● Work to complete: Retype only the lines from the one containing "Write a component" through the one containing "const yTicks = [0, 0.1, 0.2, 0.3, 0.4, 0.5];", both included, word for word. Pictures stay out of the copy.

>> Begin Records

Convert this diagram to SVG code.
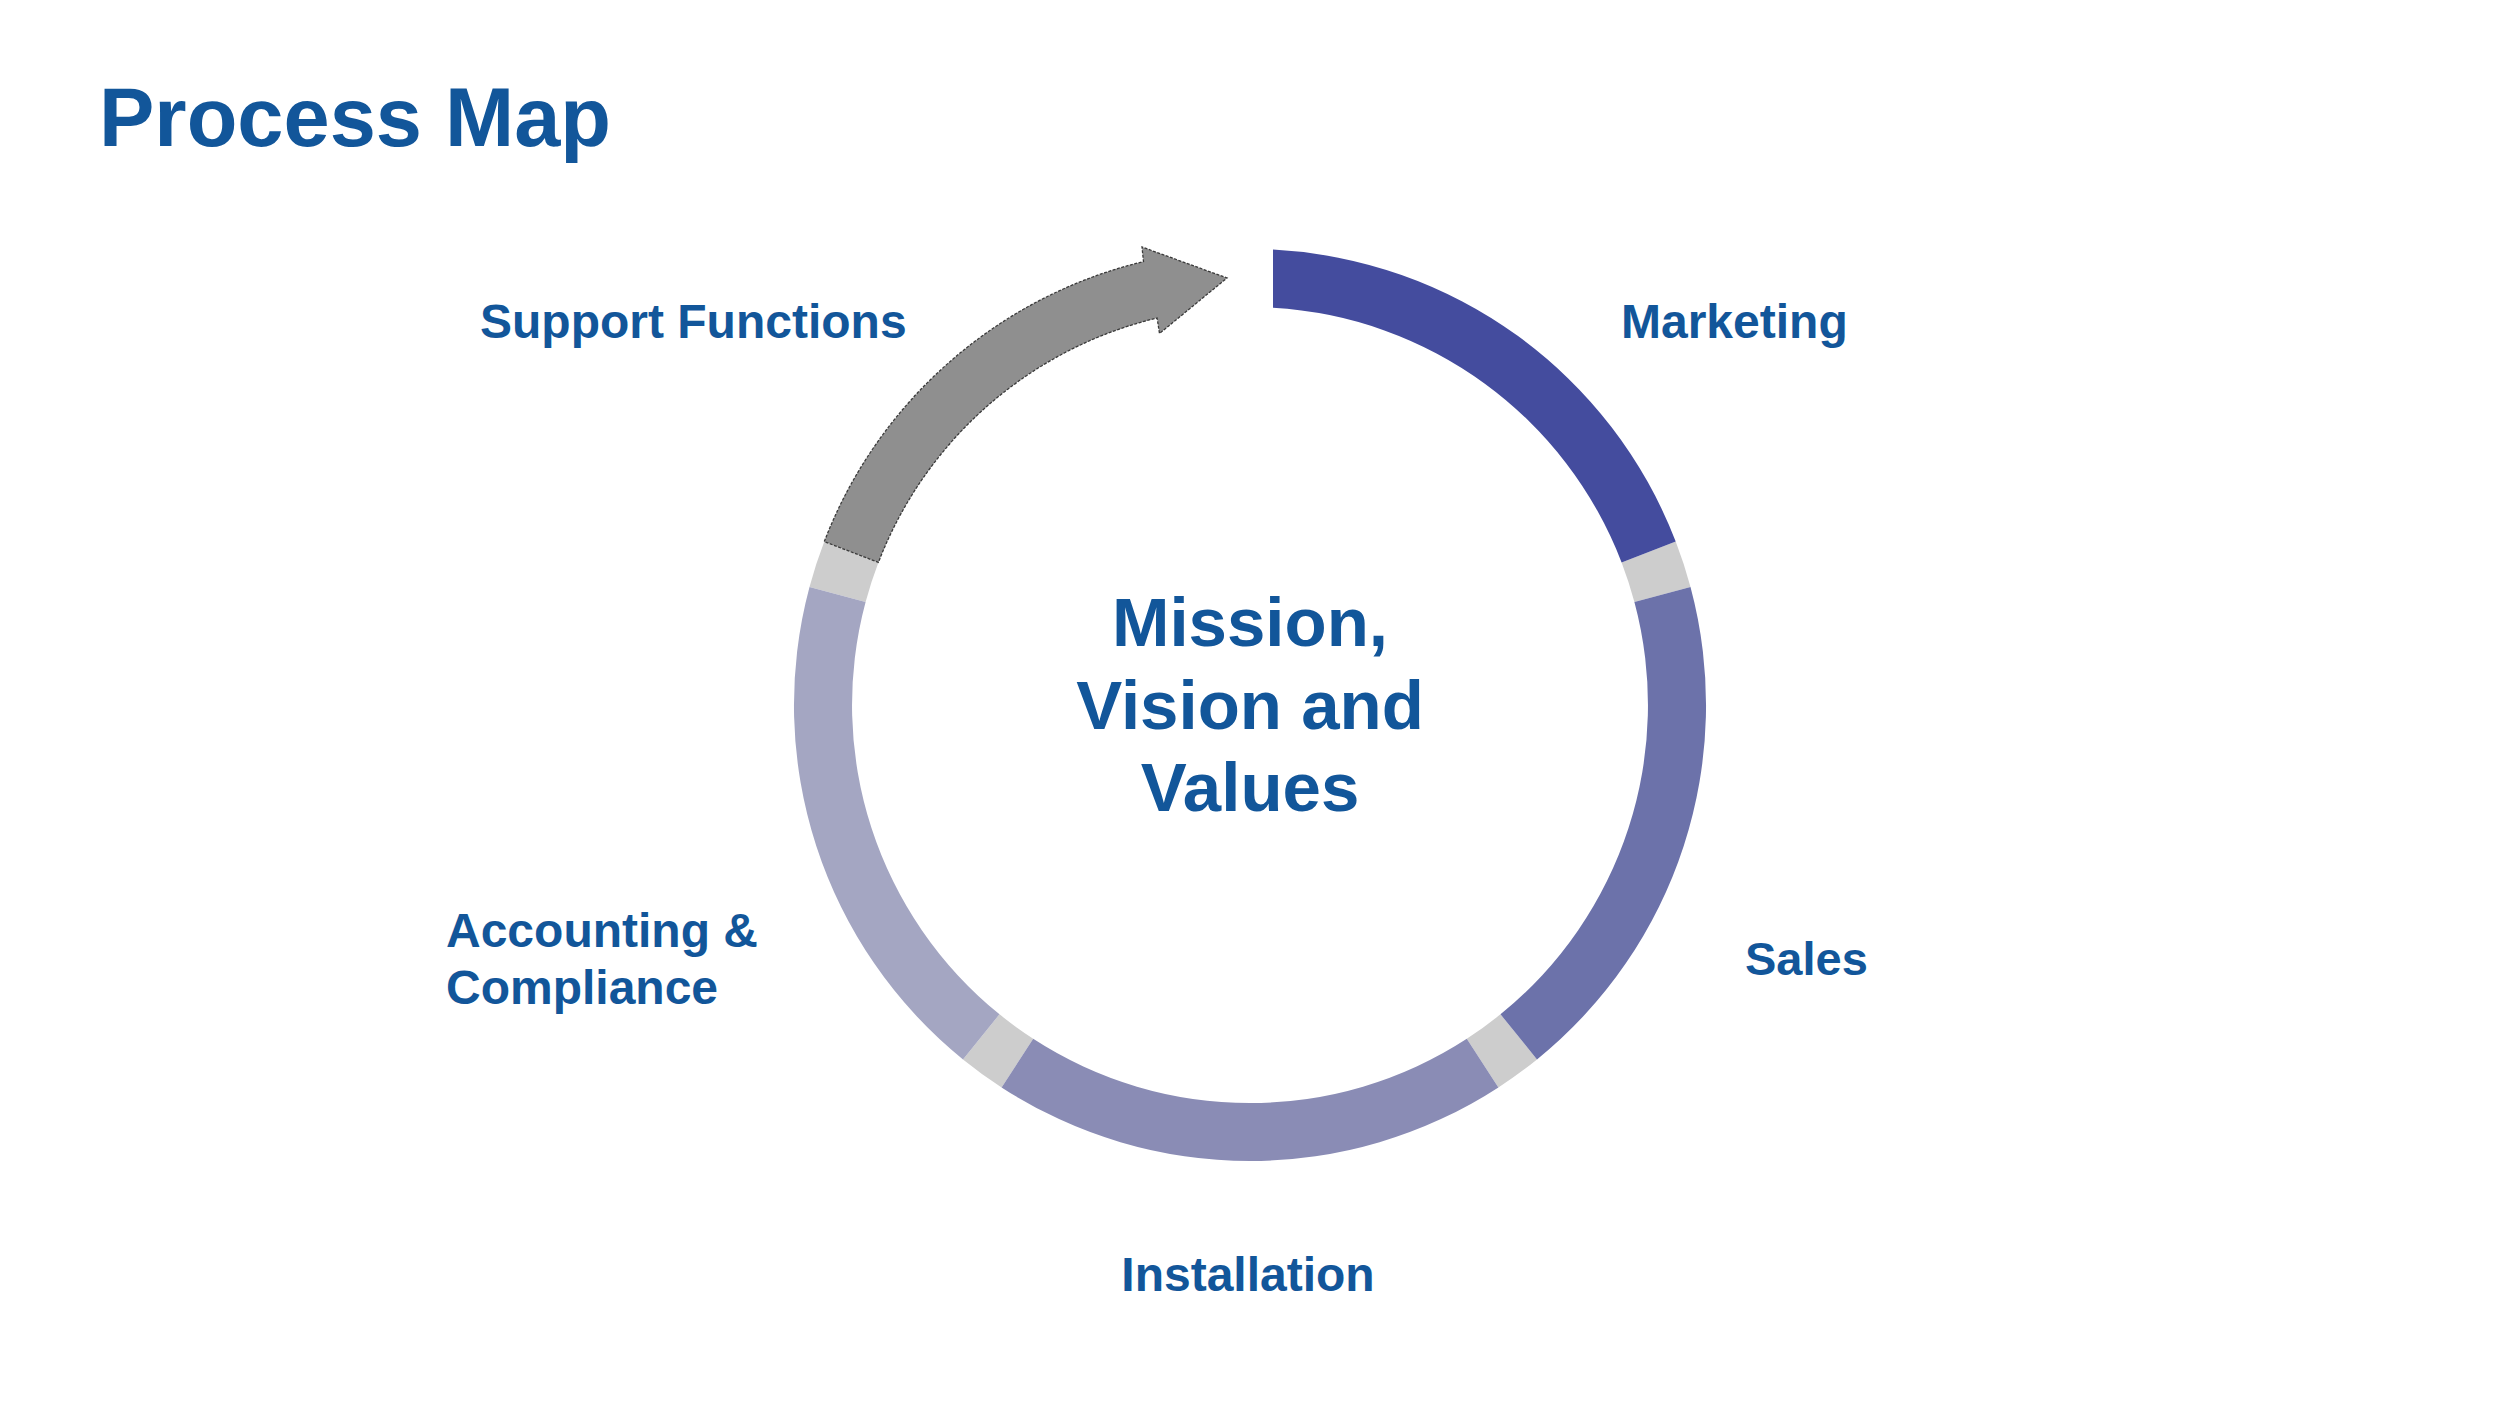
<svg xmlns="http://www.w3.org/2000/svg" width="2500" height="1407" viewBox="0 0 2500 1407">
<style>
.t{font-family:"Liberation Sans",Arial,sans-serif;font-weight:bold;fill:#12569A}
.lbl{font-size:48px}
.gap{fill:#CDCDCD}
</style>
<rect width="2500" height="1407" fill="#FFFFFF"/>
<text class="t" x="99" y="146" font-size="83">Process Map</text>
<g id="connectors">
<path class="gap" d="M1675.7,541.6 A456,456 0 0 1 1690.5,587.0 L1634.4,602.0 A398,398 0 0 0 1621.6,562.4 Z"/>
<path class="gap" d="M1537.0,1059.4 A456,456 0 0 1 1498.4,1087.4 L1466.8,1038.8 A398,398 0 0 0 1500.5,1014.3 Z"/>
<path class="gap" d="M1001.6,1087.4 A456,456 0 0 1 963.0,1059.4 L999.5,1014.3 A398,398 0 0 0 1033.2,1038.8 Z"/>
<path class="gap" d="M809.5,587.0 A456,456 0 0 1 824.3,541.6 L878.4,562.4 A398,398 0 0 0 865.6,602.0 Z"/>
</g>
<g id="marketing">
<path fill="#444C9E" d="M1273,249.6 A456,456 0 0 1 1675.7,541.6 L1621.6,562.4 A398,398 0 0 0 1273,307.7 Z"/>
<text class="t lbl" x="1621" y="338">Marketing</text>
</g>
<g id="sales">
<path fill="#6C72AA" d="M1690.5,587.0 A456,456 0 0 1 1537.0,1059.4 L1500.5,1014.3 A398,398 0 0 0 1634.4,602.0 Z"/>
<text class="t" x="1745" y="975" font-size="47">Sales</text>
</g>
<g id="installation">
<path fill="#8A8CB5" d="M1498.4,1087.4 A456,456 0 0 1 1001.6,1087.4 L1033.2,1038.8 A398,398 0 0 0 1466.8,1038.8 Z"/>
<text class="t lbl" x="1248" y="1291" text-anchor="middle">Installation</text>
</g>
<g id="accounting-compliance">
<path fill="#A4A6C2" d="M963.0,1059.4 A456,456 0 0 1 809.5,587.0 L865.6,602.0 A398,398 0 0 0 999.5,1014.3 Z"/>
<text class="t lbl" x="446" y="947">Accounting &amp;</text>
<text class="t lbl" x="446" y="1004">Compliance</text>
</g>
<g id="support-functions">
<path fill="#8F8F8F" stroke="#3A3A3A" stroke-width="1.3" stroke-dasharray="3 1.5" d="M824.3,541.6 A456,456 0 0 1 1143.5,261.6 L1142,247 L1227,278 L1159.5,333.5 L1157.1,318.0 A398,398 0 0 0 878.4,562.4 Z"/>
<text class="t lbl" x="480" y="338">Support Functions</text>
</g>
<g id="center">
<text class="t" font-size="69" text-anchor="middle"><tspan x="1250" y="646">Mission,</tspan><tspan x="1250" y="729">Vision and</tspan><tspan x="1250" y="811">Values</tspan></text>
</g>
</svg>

>> End Records
>> Begin Records

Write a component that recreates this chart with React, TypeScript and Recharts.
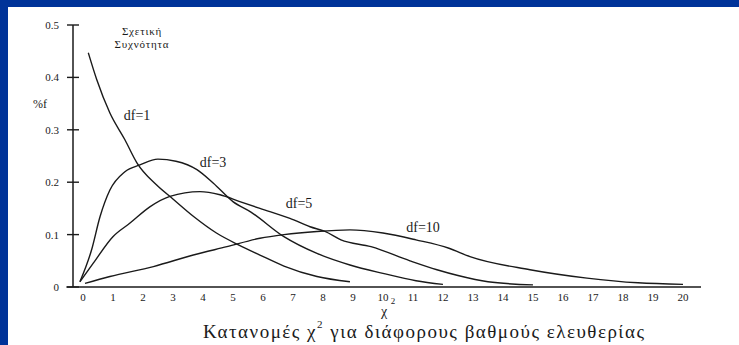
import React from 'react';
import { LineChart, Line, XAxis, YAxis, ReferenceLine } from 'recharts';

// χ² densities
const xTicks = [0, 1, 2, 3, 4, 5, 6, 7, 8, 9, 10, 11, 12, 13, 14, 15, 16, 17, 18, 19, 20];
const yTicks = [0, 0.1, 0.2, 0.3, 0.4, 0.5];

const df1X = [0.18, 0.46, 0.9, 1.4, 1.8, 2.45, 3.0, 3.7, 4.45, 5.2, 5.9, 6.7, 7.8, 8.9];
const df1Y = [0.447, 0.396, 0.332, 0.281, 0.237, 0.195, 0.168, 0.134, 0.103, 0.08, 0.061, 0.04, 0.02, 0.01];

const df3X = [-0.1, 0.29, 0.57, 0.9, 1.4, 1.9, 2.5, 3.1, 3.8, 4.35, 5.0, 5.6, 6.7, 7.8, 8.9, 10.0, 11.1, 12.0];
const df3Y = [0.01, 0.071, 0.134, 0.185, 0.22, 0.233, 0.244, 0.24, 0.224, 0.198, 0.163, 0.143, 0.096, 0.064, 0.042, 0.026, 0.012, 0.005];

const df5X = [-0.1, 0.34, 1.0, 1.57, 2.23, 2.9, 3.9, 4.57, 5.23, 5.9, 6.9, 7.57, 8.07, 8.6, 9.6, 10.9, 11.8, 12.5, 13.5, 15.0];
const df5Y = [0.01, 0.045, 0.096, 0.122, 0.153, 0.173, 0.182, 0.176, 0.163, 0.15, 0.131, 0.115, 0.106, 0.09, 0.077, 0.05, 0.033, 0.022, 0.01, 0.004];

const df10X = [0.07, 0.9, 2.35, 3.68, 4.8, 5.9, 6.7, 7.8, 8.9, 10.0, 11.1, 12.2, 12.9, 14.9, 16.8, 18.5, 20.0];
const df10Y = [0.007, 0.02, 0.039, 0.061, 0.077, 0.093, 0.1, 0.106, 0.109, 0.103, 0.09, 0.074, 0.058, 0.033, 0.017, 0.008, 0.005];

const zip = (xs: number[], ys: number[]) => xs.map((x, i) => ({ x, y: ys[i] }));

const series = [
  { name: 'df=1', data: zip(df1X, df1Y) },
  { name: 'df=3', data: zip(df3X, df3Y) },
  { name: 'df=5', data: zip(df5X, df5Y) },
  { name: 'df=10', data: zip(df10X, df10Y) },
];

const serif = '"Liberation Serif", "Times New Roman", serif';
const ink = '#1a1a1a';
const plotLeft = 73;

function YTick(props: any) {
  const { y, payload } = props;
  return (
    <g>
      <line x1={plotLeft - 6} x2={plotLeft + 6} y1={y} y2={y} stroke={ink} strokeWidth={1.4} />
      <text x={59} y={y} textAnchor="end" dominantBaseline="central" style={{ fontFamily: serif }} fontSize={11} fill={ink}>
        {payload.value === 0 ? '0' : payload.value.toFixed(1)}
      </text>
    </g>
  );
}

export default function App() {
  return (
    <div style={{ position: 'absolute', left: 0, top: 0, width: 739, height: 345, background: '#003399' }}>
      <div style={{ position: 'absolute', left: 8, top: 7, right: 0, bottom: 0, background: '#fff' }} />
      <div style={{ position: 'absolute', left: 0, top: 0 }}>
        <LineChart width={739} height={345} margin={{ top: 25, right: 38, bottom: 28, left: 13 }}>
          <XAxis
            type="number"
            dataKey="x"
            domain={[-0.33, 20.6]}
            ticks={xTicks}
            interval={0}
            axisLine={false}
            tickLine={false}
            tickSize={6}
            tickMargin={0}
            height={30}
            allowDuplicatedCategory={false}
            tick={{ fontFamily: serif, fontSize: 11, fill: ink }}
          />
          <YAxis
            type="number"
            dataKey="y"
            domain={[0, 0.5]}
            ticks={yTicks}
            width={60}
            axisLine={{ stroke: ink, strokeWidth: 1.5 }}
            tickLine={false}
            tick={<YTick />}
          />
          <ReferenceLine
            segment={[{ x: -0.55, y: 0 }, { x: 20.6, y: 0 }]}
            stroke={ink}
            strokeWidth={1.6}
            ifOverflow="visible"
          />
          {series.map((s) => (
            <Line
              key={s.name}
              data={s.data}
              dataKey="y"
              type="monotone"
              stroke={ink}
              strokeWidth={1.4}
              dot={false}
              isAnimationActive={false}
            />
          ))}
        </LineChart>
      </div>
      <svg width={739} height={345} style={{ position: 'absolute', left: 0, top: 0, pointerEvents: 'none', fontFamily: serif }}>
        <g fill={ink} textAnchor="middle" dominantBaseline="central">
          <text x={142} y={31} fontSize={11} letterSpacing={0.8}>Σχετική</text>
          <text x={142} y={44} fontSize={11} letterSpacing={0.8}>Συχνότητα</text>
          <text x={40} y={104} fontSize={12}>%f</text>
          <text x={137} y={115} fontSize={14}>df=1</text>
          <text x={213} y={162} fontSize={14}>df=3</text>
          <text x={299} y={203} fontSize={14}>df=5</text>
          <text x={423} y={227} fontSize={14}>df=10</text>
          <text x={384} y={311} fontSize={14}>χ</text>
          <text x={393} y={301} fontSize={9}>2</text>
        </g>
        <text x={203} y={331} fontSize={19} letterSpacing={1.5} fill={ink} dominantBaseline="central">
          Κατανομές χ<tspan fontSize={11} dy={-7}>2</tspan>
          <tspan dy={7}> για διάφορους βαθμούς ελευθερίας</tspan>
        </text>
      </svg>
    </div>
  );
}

>> End Records

● Output:
Write a component that recreates this chart with React, TypeScript and Recharts.
import React from 'react';
import { LineChart, Line, XAxis, YAxis, ReferenceLine } from 'recharts';

// χ² densities
const xTicks = [0, 1, 2, 3, 4, 5, 6, 7, 8, 9, 10, 11, 12, 13, 14, 15, 16, 17, 18, 19, 20];
const yTicks = [0, 0.1, 0.2, 0.3, 0.4, 0.5];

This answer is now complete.